--- START Data ---
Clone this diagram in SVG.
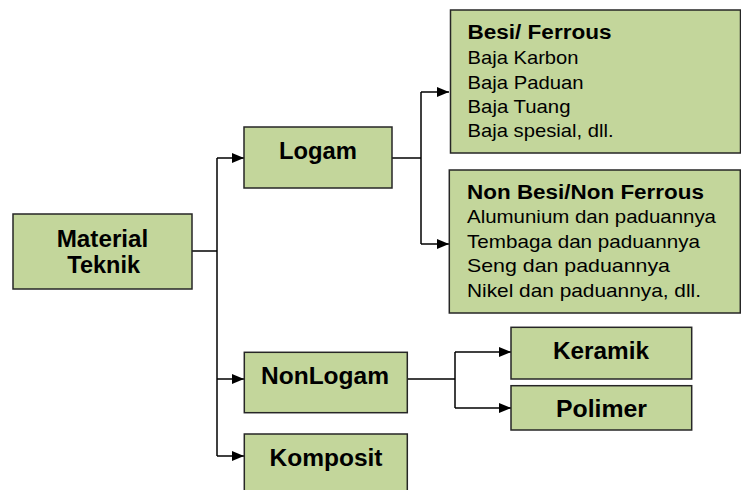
--- END Data ---
--- START Data ---
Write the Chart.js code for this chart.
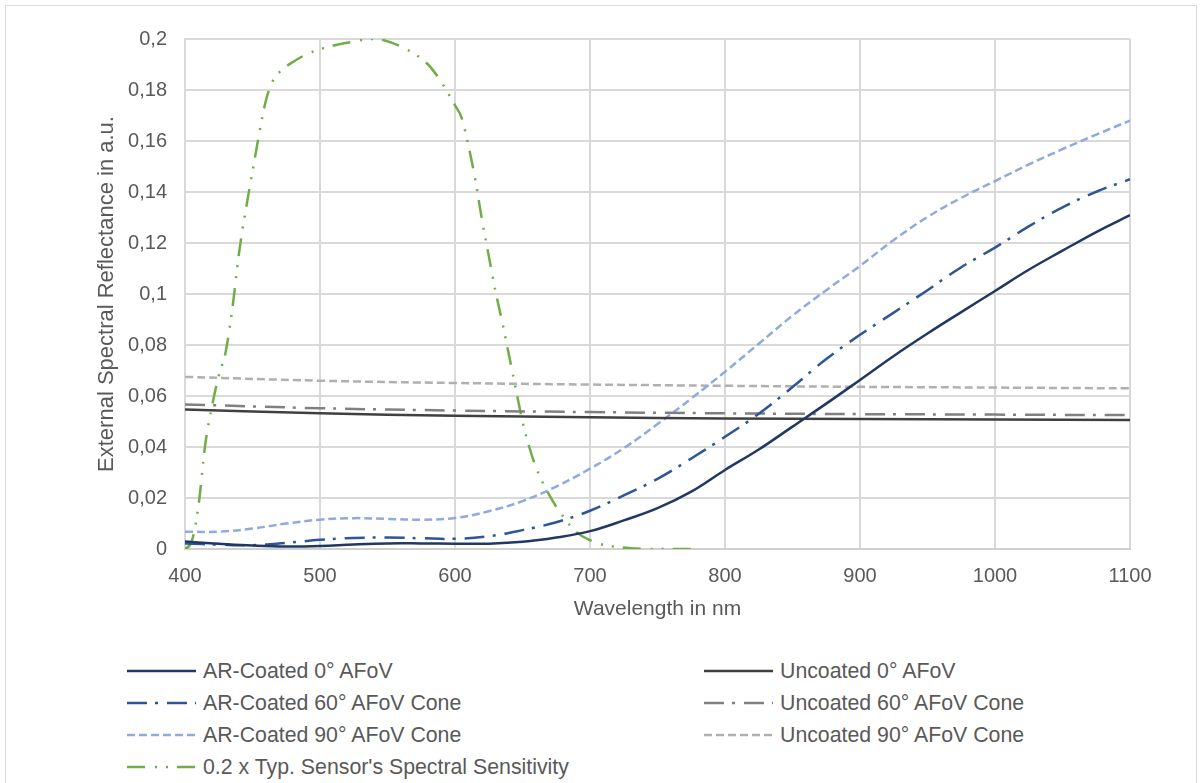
--- END Data ---
--- START Data ---
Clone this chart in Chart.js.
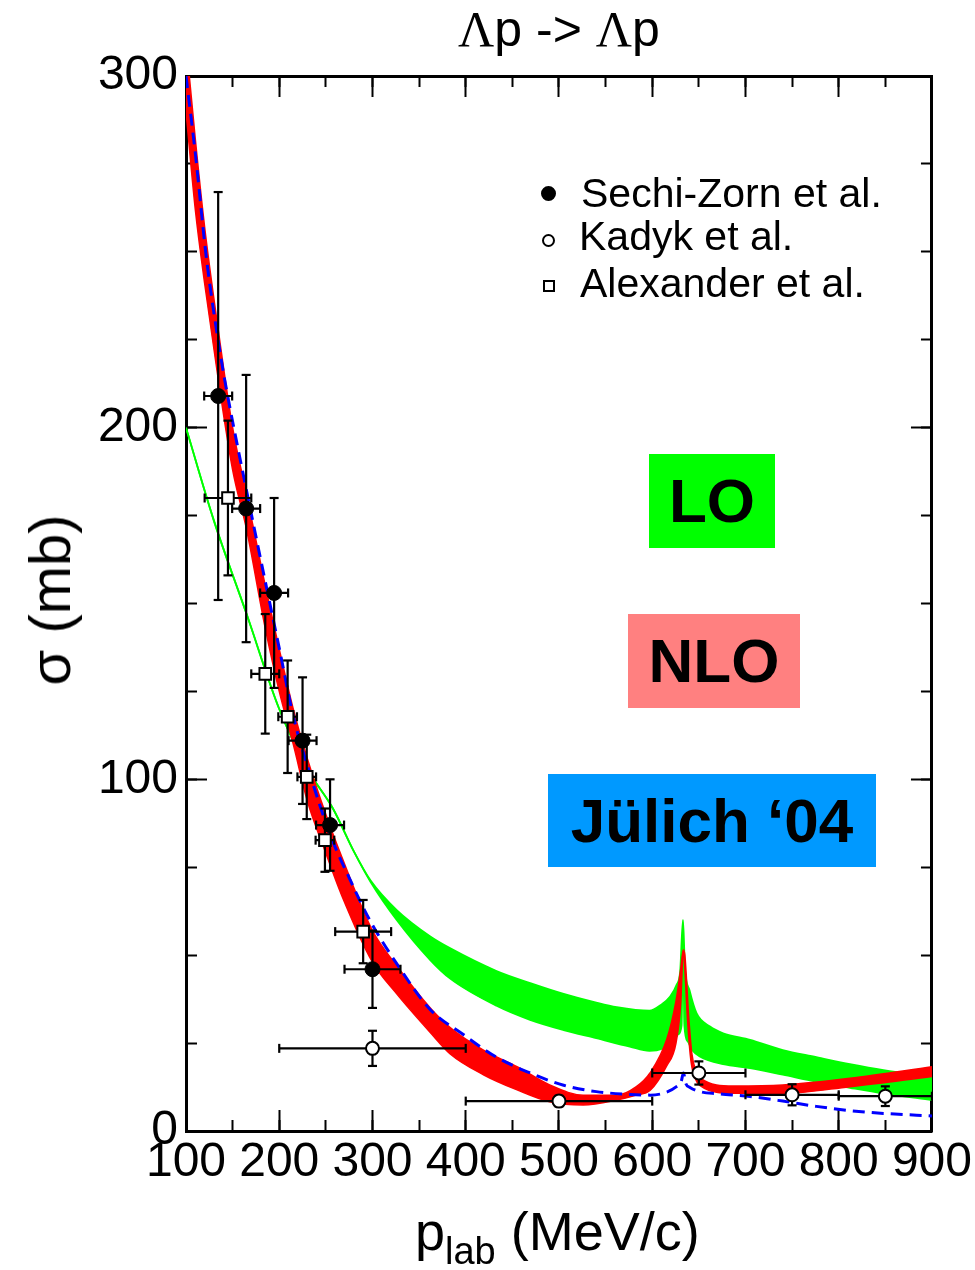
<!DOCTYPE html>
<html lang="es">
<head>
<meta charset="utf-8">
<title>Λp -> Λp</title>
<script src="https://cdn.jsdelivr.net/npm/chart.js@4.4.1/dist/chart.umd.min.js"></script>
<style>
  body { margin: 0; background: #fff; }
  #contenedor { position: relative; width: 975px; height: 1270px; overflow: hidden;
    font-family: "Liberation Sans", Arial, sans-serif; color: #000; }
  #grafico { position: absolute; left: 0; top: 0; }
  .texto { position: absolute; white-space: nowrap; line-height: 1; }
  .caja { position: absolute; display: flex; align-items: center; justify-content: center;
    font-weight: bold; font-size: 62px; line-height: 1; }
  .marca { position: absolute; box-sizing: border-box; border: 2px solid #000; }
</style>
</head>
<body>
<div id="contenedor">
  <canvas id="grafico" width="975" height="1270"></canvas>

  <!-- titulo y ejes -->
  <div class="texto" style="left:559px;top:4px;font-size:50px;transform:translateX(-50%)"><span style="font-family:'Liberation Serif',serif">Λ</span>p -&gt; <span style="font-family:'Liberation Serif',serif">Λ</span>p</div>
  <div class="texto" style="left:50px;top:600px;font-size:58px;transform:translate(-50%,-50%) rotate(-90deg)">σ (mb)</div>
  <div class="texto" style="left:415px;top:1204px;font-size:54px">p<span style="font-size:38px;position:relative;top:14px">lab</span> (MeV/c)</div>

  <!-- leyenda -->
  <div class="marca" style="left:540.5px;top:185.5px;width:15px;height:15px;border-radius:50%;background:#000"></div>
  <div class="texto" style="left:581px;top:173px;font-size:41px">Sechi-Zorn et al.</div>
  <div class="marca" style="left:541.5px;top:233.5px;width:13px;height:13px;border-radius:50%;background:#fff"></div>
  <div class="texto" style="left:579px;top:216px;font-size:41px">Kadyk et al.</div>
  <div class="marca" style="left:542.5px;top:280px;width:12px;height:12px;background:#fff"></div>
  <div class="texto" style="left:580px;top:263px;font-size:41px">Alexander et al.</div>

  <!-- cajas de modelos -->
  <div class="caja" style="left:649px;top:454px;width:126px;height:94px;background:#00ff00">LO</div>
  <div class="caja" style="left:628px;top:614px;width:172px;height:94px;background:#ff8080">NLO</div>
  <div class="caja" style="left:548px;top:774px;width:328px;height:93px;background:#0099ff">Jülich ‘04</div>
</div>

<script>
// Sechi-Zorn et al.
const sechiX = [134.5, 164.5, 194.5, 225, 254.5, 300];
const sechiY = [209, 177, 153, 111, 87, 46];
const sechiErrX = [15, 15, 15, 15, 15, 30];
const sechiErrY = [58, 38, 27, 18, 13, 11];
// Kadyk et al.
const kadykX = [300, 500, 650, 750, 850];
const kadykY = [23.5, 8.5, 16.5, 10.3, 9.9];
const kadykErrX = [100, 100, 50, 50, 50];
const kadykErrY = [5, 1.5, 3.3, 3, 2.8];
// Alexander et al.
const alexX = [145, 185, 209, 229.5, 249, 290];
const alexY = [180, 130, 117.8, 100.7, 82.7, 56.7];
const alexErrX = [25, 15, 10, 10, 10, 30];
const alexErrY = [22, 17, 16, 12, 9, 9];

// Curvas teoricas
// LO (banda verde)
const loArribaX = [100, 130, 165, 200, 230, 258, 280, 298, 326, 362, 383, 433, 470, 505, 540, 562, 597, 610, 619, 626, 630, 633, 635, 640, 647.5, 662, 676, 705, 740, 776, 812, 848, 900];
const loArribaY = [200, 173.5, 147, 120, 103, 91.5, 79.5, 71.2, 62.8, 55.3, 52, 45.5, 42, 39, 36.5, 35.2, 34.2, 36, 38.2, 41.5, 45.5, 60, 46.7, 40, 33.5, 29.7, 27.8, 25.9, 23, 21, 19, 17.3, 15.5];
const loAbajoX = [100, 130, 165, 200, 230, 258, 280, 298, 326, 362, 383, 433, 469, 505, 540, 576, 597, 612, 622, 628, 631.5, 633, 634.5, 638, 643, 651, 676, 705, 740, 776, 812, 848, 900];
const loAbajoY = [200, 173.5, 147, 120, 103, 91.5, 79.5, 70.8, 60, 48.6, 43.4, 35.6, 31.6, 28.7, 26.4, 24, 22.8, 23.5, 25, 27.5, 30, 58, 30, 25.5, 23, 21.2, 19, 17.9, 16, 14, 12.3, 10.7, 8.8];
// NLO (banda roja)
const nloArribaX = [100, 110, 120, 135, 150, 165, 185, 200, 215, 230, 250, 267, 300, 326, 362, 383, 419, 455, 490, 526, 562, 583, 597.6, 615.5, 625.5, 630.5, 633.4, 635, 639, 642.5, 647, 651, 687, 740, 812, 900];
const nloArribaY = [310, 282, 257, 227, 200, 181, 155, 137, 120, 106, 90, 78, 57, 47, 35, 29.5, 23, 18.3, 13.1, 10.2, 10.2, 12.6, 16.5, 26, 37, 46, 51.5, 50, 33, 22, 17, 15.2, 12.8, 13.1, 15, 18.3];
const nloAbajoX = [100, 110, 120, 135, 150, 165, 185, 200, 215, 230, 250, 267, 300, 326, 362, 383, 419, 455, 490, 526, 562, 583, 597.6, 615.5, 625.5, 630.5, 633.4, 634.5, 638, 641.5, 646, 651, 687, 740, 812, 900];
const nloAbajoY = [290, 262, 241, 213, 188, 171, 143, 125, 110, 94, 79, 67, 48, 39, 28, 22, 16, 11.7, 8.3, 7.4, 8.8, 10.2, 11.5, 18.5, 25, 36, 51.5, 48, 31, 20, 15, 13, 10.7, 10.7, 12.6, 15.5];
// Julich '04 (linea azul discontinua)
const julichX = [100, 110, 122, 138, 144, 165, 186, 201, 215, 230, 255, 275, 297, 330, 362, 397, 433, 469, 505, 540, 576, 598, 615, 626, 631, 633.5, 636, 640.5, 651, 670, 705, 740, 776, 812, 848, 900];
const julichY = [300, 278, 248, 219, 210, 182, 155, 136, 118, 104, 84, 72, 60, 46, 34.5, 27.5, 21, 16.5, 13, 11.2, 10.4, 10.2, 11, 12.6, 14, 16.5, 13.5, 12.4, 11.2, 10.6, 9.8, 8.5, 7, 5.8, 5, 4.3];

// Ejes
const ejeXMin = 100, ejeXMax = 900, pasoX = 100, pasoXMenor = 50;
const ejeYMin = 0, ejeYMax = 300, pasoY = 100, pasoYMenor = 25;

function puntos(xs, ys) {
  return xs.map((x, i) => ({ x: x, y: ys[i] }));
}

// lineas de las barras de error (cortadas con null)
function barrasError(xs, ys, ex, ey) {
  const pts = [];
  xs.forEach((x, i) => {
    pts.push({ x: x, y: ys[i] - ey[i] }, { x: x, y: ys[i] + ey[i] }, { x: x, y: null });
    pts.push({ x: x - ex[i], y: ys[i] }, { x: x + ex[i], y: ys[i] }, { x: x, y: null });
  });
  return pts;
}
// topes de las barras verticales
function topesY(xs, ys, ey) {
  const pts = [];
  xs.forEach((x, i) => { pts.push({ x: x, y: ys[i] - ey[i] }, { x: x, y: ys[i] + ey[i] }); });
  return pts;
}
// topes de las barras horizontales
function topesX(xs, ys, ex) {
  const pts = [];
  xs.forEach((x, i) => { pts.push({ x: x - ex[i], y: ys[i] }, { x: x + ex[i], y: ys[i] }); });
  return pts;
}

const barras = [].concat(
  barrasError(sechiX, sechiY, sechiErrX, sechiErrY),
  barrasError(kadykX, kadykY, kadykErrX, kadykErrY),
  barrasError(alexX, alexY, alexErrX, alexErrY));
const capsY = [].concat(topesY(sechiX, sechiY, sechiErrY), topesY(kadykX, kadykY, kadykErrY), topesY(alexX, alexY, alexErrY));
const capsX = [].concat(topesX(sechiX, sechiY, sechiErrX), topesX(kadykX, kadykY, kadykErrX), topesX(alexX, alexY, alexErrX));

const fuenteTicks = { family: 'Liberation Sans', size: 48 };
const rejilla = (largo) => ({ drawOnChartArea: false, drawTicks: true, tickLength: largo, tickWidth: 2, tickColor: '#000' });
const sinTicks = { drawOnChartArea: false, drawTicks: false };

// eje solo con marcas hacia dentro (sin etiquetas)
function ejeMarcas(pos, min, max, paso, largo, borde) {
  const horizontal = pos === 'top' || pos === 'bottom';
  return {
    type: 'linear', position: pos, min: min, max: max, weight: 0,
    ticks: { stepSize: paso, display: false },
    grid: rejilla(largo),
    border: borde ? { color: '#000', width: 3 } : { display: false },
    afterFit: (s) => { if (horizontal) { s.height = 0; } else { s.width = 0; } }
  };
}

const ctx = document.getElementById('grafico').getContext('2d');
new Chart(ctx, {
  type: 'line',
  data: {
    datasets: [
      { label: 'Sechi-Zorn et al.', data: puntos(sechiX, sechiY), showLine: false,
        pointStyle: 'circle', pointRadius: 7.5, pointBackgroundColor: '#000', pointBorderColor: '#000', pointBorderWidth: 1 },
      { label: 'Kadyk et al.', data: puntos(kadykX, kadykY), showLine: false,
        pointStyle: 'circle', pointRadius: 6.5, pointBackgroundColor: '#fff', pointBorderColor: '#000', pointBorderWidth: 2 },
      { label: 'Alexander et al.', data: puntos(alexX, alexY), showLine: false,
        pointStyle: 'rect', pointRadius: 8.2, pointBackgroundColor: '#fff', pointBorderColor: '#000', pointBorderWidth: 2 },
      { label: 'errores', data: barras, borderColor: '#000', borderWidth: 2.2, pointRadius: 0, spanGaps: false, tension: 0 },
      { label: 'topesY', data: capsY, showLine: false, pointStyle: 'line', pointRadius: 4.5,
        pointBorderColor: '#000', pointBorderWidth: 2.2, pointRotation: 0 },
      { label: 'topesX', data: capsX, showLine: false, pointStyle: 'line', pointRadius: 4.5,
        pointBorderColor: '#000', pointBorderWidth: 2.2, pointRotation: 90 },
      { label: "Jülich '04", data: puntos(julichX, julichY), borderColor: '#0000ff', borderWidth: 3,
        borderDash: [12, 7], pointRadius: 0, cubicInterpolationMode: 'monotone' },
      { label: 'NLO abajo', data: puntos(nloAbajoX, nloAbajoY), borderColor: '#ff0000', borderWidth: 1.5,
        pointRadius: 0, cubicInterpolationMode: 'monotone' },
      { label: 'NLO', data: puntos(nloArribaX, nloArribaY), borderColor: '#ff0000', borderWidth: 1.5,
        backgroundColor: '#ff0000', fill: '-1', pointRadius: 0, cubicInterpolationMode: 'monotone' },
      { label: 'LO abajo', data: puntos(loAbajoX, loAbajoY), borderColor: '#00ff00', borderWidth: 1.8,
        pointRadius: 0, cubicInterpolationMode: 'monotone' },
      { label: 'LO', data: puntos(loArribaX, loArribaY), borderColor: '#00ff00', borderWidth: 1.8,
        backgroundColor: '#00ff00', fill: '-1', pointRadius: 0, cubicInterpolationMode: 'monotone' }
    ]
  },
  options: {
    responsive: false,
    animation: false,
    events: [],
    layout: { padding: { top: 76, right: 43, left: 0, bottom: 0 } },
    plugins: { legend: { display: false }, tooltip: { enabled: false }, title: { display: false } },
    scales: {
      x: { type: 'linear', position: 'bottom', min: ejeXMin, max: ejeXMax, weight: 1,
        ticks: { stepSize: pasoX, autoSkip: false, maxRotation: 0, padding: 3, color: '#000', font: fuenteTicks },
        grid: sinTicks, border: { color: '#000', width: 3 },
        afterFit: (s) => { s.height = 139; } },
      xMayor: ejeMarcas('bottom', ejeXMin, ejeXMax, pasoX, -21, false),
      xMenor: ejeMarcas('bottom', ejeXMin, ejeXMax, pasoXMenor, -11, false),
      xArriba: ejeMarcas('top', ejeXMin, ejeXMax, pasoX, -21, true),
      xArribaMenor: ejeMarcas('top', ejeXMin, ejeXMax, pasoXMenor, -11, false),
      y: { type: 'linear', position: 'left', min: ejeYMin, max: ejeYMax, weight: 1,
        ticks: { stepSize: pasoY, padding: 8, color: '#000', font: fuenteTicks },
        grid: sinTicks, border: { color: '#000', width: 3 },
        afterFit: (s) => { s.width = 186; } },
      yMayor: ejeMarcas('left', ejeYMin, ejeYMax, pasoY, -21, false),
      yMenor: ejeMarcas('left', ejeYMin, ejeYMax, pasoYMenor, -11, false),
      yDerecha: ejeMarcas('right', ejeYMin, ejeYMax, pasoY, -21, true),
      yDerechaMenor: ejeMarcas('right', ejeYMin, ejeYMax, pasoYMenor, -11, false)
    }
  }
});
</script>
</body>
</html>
--- END Data ---
## Short exercise
For the listing above, give the number of lines in which the string "this" occurs, and nothing else.

## Full answer
3